I am on a DIY tv cessation plan.

Step 1: About a month ago I unsubscribed from HBO. That was a pretty passive step, it was more like AT&T unsubscribed me from HBO. Had I chosen to keep HBO I would've had to trade in a small converter box for a digital cable box and I never bothered. Also, The Sopranos season finale had aired, (Joey Pants had already been decapitated) so there was no uncomfortable withdrawal. When Six Feet Under and The Wire start up it may get a little more painful.

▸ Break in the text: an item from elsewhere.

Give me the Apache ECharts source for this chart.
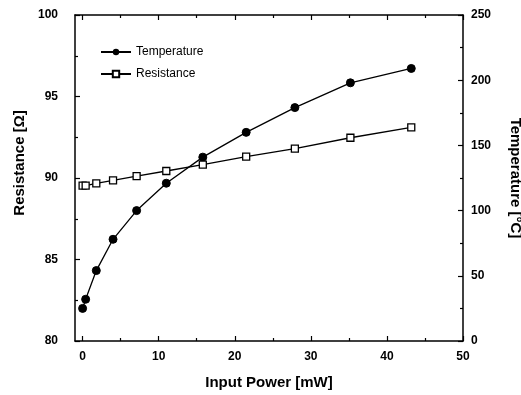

Step 2: The next step is to downgrade from Expanded Basic Cable to plain-old Basic Cable. This means no more CNN, ESPN, Bravo, Nickelodian, USA Network, TBS, TNT, and American Movie Classics. Wouldn't you know it, both the AT&T website and the customer service line provide plenty of automated ways to upgrade your subscription, but no way to downgrade.

Step 1.5: As an intermediate step I unplugged the tv power cord from the outlet. It sounds pretty lame but it makes a difference. Several times I've had the impulse to grab the remote and click the on button, but the task of plugging in the power cord is a reminder that I am on the cessation plan.

I am really tempted to cheat right now which is pathetic.  Please don't laugh.